Wenn auch von ihren Kindern vermutlich nur jedes Zweite das Erwachsenenalter erreichte und Kindheit im heutigen Sinn wohl nicht gab, so wurden sie als „kleine Erwachsene“ bestattet. Ob es, wie auch in einer aktuellen Serie zu sehen, Kindsaussetzungen wirklich gab, kann nicht bestätigt werden. In Mädchengräbern fanden sich besonders viele weiße Perlen, auch aus Kauri-Muscheln, die als Fruchtbarkeitssymbole oder Erinnerungsstücke gedeutet werden. Je nachdem ob ein weibliches Skelett seinen Armreif rechts oder links trug, war ablesbar, ob die Person gerade sexuell „verfügbar“ war. Mädchen, Jungfrauen, Schwangere und alte Frauen hatten ihn am rechten Arm, die anderen am linken. Man nimmt an, dass Mädchen ab etwa fünf Jahren als Frauen galten, denn sie trugen geschlechtsspezifische Kleidung, Fibeln und den Schlüssel einer Hausherrin. Erst ab einem Alter von 15 bis 20 Jahren wurden sie als erwachsen angesehen.

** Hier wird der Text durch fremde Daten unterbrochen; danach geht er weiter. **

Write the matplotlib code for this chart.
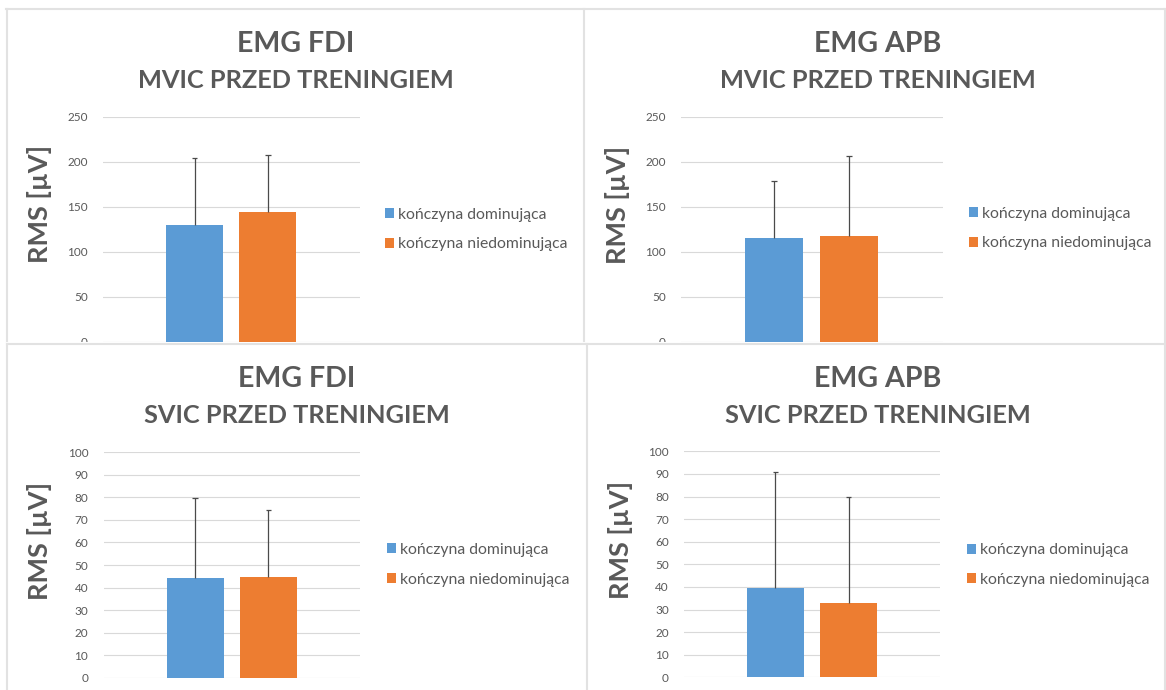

Gesellschaftsordnung und Ernährung sind nur zwei Themen der Wikinger-Schau. Die setzt fort mit dem Handelsplatz Birka mit seinen circa 2.300 Gräbern und der Stadt Haithabu, heute im deutschen Schleswig-Holstein und einst an der Grenze zum Fränkischen Reich gelegen. Archäologen und Kuratoren erzählen von den Göttern und Mythen, analysieren Vorstellungen vom Leben nach dem Tod und gehen auf die Handwerkskunst ein. Darunter die Präsentation eines Bootes, von dem nur noch die gefundenen Nieten Aufschluss über seine Größe und Form geben. Eindrucksvoll auch die Leistungen der Goldschmiede, die bereits kleinteilige Güsse fertigen konnten. Wer sich also in die Wikingerzeit fernab von Mythen eintauchen möchte, wird in der interaktiven Schau auf vielfache Weise fündig werden: aufwändiges Ausstellungsdisplay, originale Objekte in Kombination mit Kopien, Filme von archäologischen Untersuchungsmethoden und zum Schluss die Geschichte, wie der Wikinger zu seinem Helm kam.
Den Abschluss der Ausstellung bildet der Treffpunkt „Ich und wir“, wo Alt und Jung über die eigene Identität und die der Wikinger noch in Ruhe nachdenken können. Wer das im Café machen möchte, sei noch auf den herrlichen Eiscafé im Schlossrestaurant hingewiesen!